Single Shot MultiBox Detector Training in PyTorch#

This example shows how DALI can be used in detection networks, specifically Single Shot Multibox Detector originally published by Wei Liu, Dragomir Anguelov, Dumitru Erhan, Christian Szegedy, Scott Reed, Cheng-Yang Fu, Alexander C. Berg as SSD: Single Shot MultiBox Detector.

Code is based on NVIDIA Deep Learning Examples and has been modified to use full DALI pipeline, it can be found in docs/examples/use_cases/pytorch/single_stage_detector/main.py.

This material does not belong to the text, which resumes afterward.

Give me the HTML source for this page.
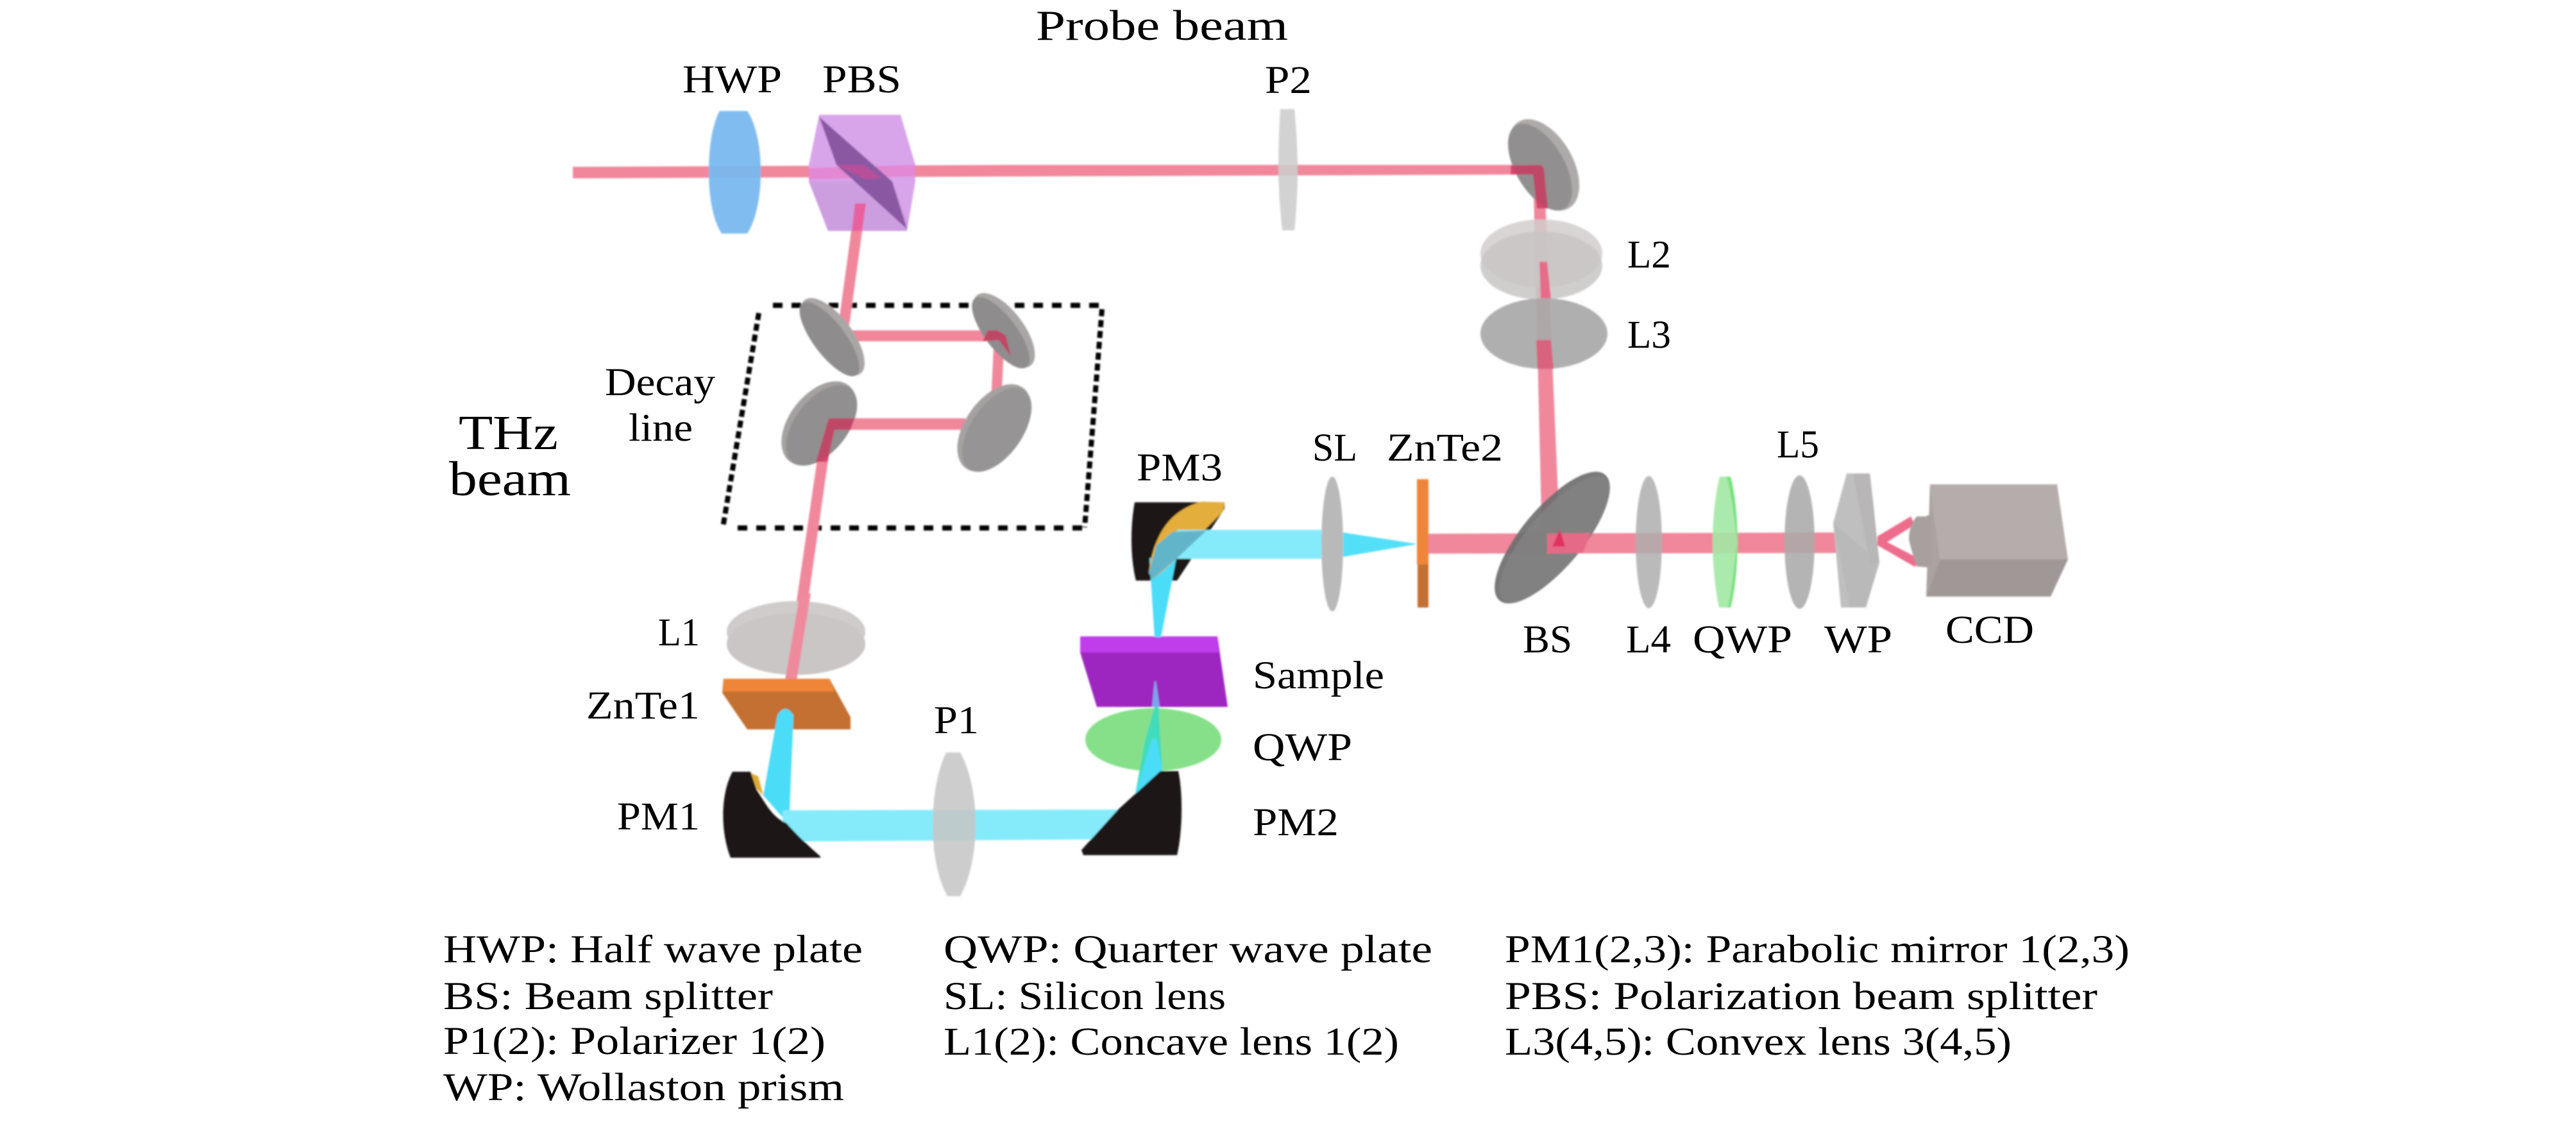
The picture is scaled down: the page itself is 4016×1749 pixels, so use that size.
<!DOCTYPE html>
<html><head><meta charset="utf-8"><style>
html,body{margin:0;padding:0;background:#fff;width:4016px;height:1749px;overflow:hidden}
svg{display:block}
text{font-family:"Liberation Serif",serif;fill:#000;font-size:61px}
</style></head><body>
<svg xmlns="http://www.w3.org/2000/svg" width="4016" height="1749" viewBox="0 0 4016 1749">
<rect width="4016" height="1749" fill="#fff"/>
<defs><filter id="s" x="-5%" y="-5%" width="110%" height="110%"><feGaussianBlur stdDeviation="1.2"/></filter></defs>
<g filter="url(#s)">
<!-- dashed box -->
<g fill="none" stroke="#000" stroke-width="8">
<path d="M1205,476 H1718" stroke-dasharray="15 14"/>
<path d="M1150,823 H1691" stroke-dasharray="15 14"/>
<path d="M1183,488 L1127,822" stroke-dasharray="11 6"/>
<path d="M1718,482 L1691,822" stroke-dasharray="11 6"/>
</g>
<!-- pink beams -->
<g fill="#f0879b">
<polygon points="893,260 1600,257 2400,257 2400,272 1600,275 893,278"/>
<polygon points="1333,317 1350,317 1325,500 1322,515 1306,515"/>
<polygon points="1315,515 1555,515 1555,532 1322,532"/>
<polygon points="1550,523 1566,523 1561,625 1545,625"/>
<polygon points="1290,652 1505,652 1505,670 1290,670"/>
<polygon points="1283,655 1300,655 1242,1060 1224,1060"/>
<polygon points="2390,262 2407,262 2432,840 2404,840"/>
<polygon points="2227,832 2879,830 2879,862 2227,863"/>
<polygon points="2927,836 2979,805 2985,818 2942,845 2990,870 2986,884 2927,850" fill="#ee6c8c"/>
</g>
<!-- mirrors -->
<g transform="translate(1298 525) rotate(53)"><ellipse rx="72" ry="31" fill="#aaa6a5"/><ellipse cy="6" rx="70" ry="25" fill="#8e8c8c"/></g>
<g transform="translate(1565 515) rotate(53)"><ellipse rx="69" ry="31" fill="#aaa6a5"/><ellipse cy="6" rx="67" ry="25" fill="#8e8c8c"/></g>
<g transform="translate(1277 660) rotate(-52)"><ellipse rx="75" ry="46" fill="#a5a1a0"/><ellipse cy="5" rx="73" ry="41" fill="#918f8f"/></g>
<g transform="translate(1550 667) rotate(-55)"><ellipse rx="77" ry="45" fill="#a5a1a0"/><ellipse cy="5" rx="75" ry="40" fill="#969494"/></g>
<g transform="translate(2407 257) rotate(60)"><ellipse rx="78" ry="45" fill="#aeaaa9"/><ellipse cy="7" rx="75" ry="38" fill="#918f8f"/></g>
<!-- beam on mirrors -->
<g fill="#cf2f5a" fill-opacity=".75">
<polygon points="1540,515 1555,515 1568,523 1576,555 1557,530 1532,532"/>
<polygon points="1292,652 1332,652 1326,670 1301,670 1290,720 1272,720"/>
<polygon points="2355,258 2402,257 2407,262 2413,325 2396,325 2390,272 2355,272" />
</g>
<!-- HWP -->
<path d="M1122,173 H1165 C1177,190 1186,225 1186,268 C1186,311 1177,346 1165,364 H1125 C1113,346 1105,311 1105,268 C1105,225 1112,190 1122,173Z" fill="#78b8ee" fill-opacity=".95"/>
<!-- PBS -->
<polygon points="1277,179 1404,179 1427,257 1427,283 1414,360 1291,360 1261,283 1261,257" fill="#d8a4ea"/>
<polygon points="1261,283 1291,360 1414,360 1414,345 1391,283 1320,283" fill="#cc9ee0"/>
<polygon points="1261,262 1427,257 1427,275 1261,280" fill="#e87cc8" fill-opacity=".7"/>
<polygon points="1277,182 1304,257 1414,357 1391,283" fill="#8a58a2"/>
<polygon points="1304,257 1345,257 1375,277 1350,280" fill="#b8509a"/>
<polygon points="1333,317 1350,317 1344,360 1328,360" fill="#e8609e"/>
<!-- P2 -->
<path d="M1996,170 H2018 C2021,200 2023,235 2023,265 C2023,295 2021,330 2018,359 H1999 C1996,330 1993,295 1993,265 C1993,235 1994,200 1996,170Z" fill="#cccccc" fill-opacity=".88"/>
<!-- L2 L3 -->
<ellipse cx="2403" cy="395" rx="95" ry="53" fill="#d2cecd" fill-opacity=".85"/>
<ellipse cx="2403" cy="414" rx="95" ry="53" fill="#c8c5c4" fill-opacity=".85"/>
<polygon points="2400,408 2412,408 2418,465 2402,465" fill="#e56d8a"/>
<ellipse cx="2407" cy="520" rx="99" ry="55" fill="#a9a8a8" fill-opacity=".92"/>
<polygon points="2395,530 2418,530 2422,575 2397,575" fill="#d8637f"/>
<!-- L1 -->
<ellipse cx="1241" cy="985" rx="108" ry="48" fill="#cfcccb"/>
<ellipse cx="1241" cy="1004" rx="108" ry="48" fill="#c9c6c5"/>
<polygon points="1247,925 1264,925 1242,1060 1224,1060" fill="#ee8a9c"/>
<!-- ZnTe1 -->
<polygon points="1128,1058 1293,1058 1326,1118 1326,1137 1165,1137 1126,1080" fill="#c46f33"/>
<polygon points="1128,1058 1293,1058 1301,1078 1127,1078" fill="#ee8538"/>
<!-- cyan THz beam -->
<path d="M1212,1115 Q1224,1095 1237,1115 L1230,1285 L1190,1240Z" fill="#4cdcf8"/>
<polygon points="1220,1263 1760,1262 1760,1308 1220,1312" fill="#85ebfb"/>
<!-- P1 -->
<path d="M1475,1173 H1497 C1512,1200 1521,1240 1521,1285 C1521,1330 1512,1370 1497,1397 H1477 C1462,1370 1454,1330 1454,1285 C1454,1240 1462,1200 1475,1173Z" fill="#c6c6c6" fill-opacity=".88"/>
<!-- PM1 -->
<path d="M1170,1205 L1182,1210 L1190,1240 L1180,1230Z" fill="#e0a830"/>
<path d="M1142,1203 L1170,1203 L1180,1232 C1195,1255 1205,1275 1226,1283 Q1250,1310 1279,1335 L1279,1337 H1139 C1124,1300 1122,1240 1142,1203Z" fill="#1a1414"/>
<!-- QWP right -->
<ellipse cx="1798" cy="1153" rx="106" ry="49" fill="#86e08a"/>
<polygon points="1800,1102 1806,1102 1812,1200 1770,1237 1785,1155" fill="#3fdcbc" />
<polygon points="1796,1152 1803,1152 1812,1200 1770,1237" fill="#4cdcf8"/>
<!-- PM2 -->
<path d="M1809,1202 H1837 C1845,1240 1843,1300 1835,1333 H1689 L1686,1325 L1742,1263 Z" fill="#1a1414"/>
<!-- Sample -->
<polygon points="1684,992 1898,992 1914,1102 1710,1102 1684,1017" fill="#9e28c0"/>
<polygon points="1684,992 1898,992 1900,1017 1684,1017" fill="#c03cec"/>
<polygon points="1800,1062 1802,1062 1808,1102 1796,1102" fill="#7ca4ee"/>
<!-- PM3 -->
<path d="M1769,783 H1909 V793 L1835,905 H1771 C1762,870 1762,820 1769,783Z" fill="#1a1414"/>
<polygon points="1800,993 1810,993 1834,870 1792,870" fill="#4cdcf8"/>
<path d="M1873,782 L1909,783 L1907,797 L1835,870 Q1815,890 1797,903 L1791,893 Q1795,860 1805,840 Q1825,795 1873,782Z" fill="#e3ae3a"/>
<polygon points="1835,826 2060,826 2060,871 1830,871" fill="#85ebfb"/>
<polygon points="1828,829 1881,827 1835,870 1797,903 1791,893 1803,850" fill="#62b5c8"/>
<polygon points="2094,830 2210,848 2094,868" fill="#52dff8"/>
<!-- SL -->
<ellipse cx="2077" cy="848" rx="17" ry="105" fill="#b3b3b3" fill-opacity=".92"/>
<!-- ZnTe2 -->
<rect x="2209" y="747" width="18" height="133" fill="#ee8538"/>
<rect x="2210" y="880" width="17" height="67" fill="#c46f33"/>
<!-- BS -->
<g transform="translate(2420 838) rotate(-50)" ><ellipse rx="128" ry="47" fill="#6e6e6e" fill-opacity=".92"/><ellipse cy="4" rx="124" ry="42" fill="#838383" fill-opacity=".8"/></g>
<polygon points="2412,832 2480,831 2468,862 2412,863" fill="#e56a88"/>
<polygon points="2420,852 2432,825 2440,852" fill="#e0305f"/>
<!-- L4 -->
<ellipse cx="2570.5" cy="845" rx="20.5" ry="103" fill="#aeaeae" fill-opacity=".85"/>
<!-- QWP2 -->
<path d="M2681,743 H2698 C2705,770 2709,810 2709,845 C2709,880 2705,920 2698,947 H2680 C2674,920 2670,880 2670,845 C2670,810 2674,770 2681,743Z" fill="#a2e8a4" fill-opacity=".9"/>
<path d="M2692,743 H2698 C2705,770 2709,810 2708,845 C2704,810 2700,770 2692,743Z M2694,947 H2698 C2705,920 2709,880 2708,845 C2704,880 2700,920 2694,947Z" fill="#76e27c"/>
<!-- L5 -->
<ellipse cx="2805.5" cy="845" rx="23.5" ry="104" fill="#aaaaaa" fill-opacity=".88"/>
<!-- WP -->
<polygon points="2879,738 2915,738 2930,877 2909,947 2870,947 2858,815" fill="#c0bfbf"/>
<polygon points="2889,738 2915,738 2920,780 2930,877 2915,877" fill="#b8b6b6"/>
<polygon points="2858,815 2884,947 2909,947 2930,877" fill="#b6b5b5" fill-opacity=".6"/>
<!-- CCD -->
<polygon points="3009,755 3207,755 3224,872 3024,872 3003,930" fill="#b5adac"/>
<polygon points="3024,872 3224,872 3197,930 3003,930" fill="#a09897"/>
<polygon points="3009,755 3024,872 3003,930" fill="#aba3a2"/>
<path d="M2988,805 L3002,805 L3012,800 L3012,885 L2988,883 Q2976,845 2976,840 Q2976,820 2988,805Z" fill="#a8a09f"/>
</g>
<!-- labels -->
<text x="1615" y="62" textLength="393" lengthAdjust="spacingAndGlyphs" style="font-size:67px">Probe beam</text>
<text x="1064" y="144" textLength="155" lengthAdjust="spacingAndGlyphs">HWP</text>
<text x="1282" y="144" textLength="123" lengthAdjust="spacingAndGlyphs">PBS</text>
<text x="1972" y="145" textLength="73" lengthAdjust="spacingAndGlyphs">P2</text>
<text x="2537" y="417" textLength="68" lengthAdjust="spacingAndGlyphs">L2</text>
<text x="2537" y="542" textLength="68" lengthAdjust="spacingAndGlyphs">L3</text>
<text x="943" y="616" textLength="172" lengthAdjust="spacingAndGlyphs">Decay</text>
<text x="980" y="687" textLength="100" lengthAdjust="spacingAndGlyphs">line</text>
<text x="715" y="700" textLength="155" lengthAdjust="spacingAndGlyphs" style="font-size:76px">THz</text>
<text x="700" y="772" textLength="190" lengthAdjust="spacingAndGlyphs" style="font-size:76px">beam</text>
<text x="1772" y="749" textLength="134" lengthAdjust="spacingAndGlyphs">PM3</text>
<text x="2046" y="718" textLength="70" lengthAdjust="spacingAndGlyphs">SL</text>
<text x="2162" y="718" textLength="181" lengthAdjust="spacingAndGlyphs">ZnTe2</text>
<text x="2770" y="713" textLength="66" lengthAdjust="spacingAndGlyphs">L5</text>
<text x="2374" y="1017" textLength="77" lengthAdjust="spacingAndGlyphs">BS</text>
<text x="2535" y="1017" textLength="70" lengthAdjust="spacingAndGlyphs">L4</text>
<text x="2639" y="1017" textLength="155" lengthAdjust="spacingAndGlyphs">QWP</text>
<text x="2844" y="1017" textLength="106" lengthAdjust="spacingAndGlyphs">WP</text>
<text x="3033" y="1002" textLength="138" lengthAdjust="spacingAndGlyphs">CCD</text>
<text x="1953" y="1073" textLength="205" lengthAdjust="spacingAndGlyphs">Sample</text>
<text x="1953" y="1185" textLength="155" lengthAdjust="spacingAndGlyphs">QWP</text>
<text x="1953" y="1302" textLength="134" lengthAdjust="spacingAndGlyphs">PM2</text>
<text x="1026" y="1006" textLength="65" lengthAdjust="spacingAndGlyphs">L1</text>
<text x="914" y="1120" textLength="177" lengthAdjust="spacingAndGlyphs">ZnTe1</text>
<text x="962" y="1293" textLength="129" lengthAdjust="spacingAndGlyphs">PM1</text>
<text x="1456" y="1143" textLength="70" lengthAdjust="spacingAndGlyphs">P1</text>
<!-- legend -->
<text x="691" y="1500" textLength="654" lengthAdjust="spacingAndGlyphs">HWP: Half wave plate</text>
<text x="691" y="1573" textLength="514" lengthAdjust="spacingAndGlyphs">BS: Beam splitter</text>
<text x="691" y="1643" textLength="596" lengthAdjust="spacingAndGlyphs">P1(2): Polarizer 1(2)</text>
<text x="691" y="1715" textLength="625" lengthAdjust="spacingAndGlyphs">WP: Wollaston prism</text>
<text x="1471" y="1500" textLength="762" lengthAdjust="spacingAndGlyphs">QWP: Quarter wave plate</text>
<text x="1471" y="1573" textLength="440" lengthAdjust="spacingAndGlyphs">SL: Silicon lens</text>
<text x="1471" y="1644" textLength="710" lengthAdjust="spacingAndGlyphs">L1(2): Concave lens 1(2)</text>
<text x="2346" y="1500" textLength="974" lengthAdjust="spacingAndGlyphs">PM1(2,3): Parabolic mirror 1(2,3)</text>
<text x="2346" y="1573" textLength="924" lengthAdjust="spacingAndGlyphs">PBS: Polarization beam splitter</text>
<text x="2346" y="1644" textLength="790" lengthAdjust="spacingAndGlyphs">L3(4,5): Convex lens 3(4,5)</text>
</svg>
</body></html>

To run training on 8 GPUs using half-precision with COCO 2017 dataset under /coco use following command:

torchrun --nproc_per_node=8 ./main.py --warmup 300 --bs 64 --fp16 --data /coco/

Requirements#

  • This example was tested with python3.5.2 and it should work with later versions. It will not work with python2.7 and earlier.

  • Download COCO 2017 dataset. You can also use:

    dir=$(pwd)
    mkdir /coco; cd /coco
    curl -O http://images.cocodataset.org/zips/train2017.zip; unzip train2017.zip
    curl -O http://images.cocodataset.org/zips/val2017.zip; unzip val2017.zip
    curl -O http://images.cocodataset.org/annotations/annotations_trainval2017.zip
    unzip annotations_trainval2017.zip
    cd $dir
    
  • Install packages listed below into your python interpreter:

    numpy torch torchvision mlperf_compliance matplotlib Cython pycocotools

Usage#

usage: main.py [-h] --data DATA [--epochs EPOCHS] [--batch-size BATCH_SIZE]
             [--eval-batch-size EVAL_BATCH_SIZE] [--seed SEED]
             [--evaluation [EVALUATION [EVALUATION ...]]]
             [--multistep [MULTISTEP [MULTISTEP ...]]] [--target TARGET]
             [--learning-rate LEARNING_RATE] [--momentum MOMENTUM]
             [--weight-decay WEIGHT_DECAY] [--warmup WARMUP]
             [--backbone {resnet18,resnet34,resnet50,resnet101,resnet152}]
             [--num-workers NUM_WORKERS] [--fp16-mode {off,static,amp}]
             [--data_pipeline {dali,no_dali}]

All arguments with descriptions you can find in table below:

Argument

Description

-h, –help

show this help message and exit

–data DATA, -d DATA

path to test and training data files

–epochs EPOCHS, -e EPOCHS

number of epochs for training

–batch-size BATCH_SIZE, -b BATCH_SIZE

number of examples for each iteration

–seed SEED, -s SEED

manually set random seed for torch

–evaluation [EVALUATION [EVALUATION …]]

epochs at which to evaluate

–multistep [MULTISTEP [MULTISTEP …]]

epochs at which to decay learning rate

–learning-rate LEARNING_RATE

learning rate

–momentum MOMENTUM

momentum argument for SGD optimizer

–weight-decay WEIGHT_DECAY

weight decay value

–warmup WARMUP

number of warmup iterations

–num-workers NUM_WORKERS

number of worker threads

–fp16-mode

enables half precision mode

–target

target mAP to assert against at the end

–data_pipeline {dali,no_dali}

data pipeline to use for training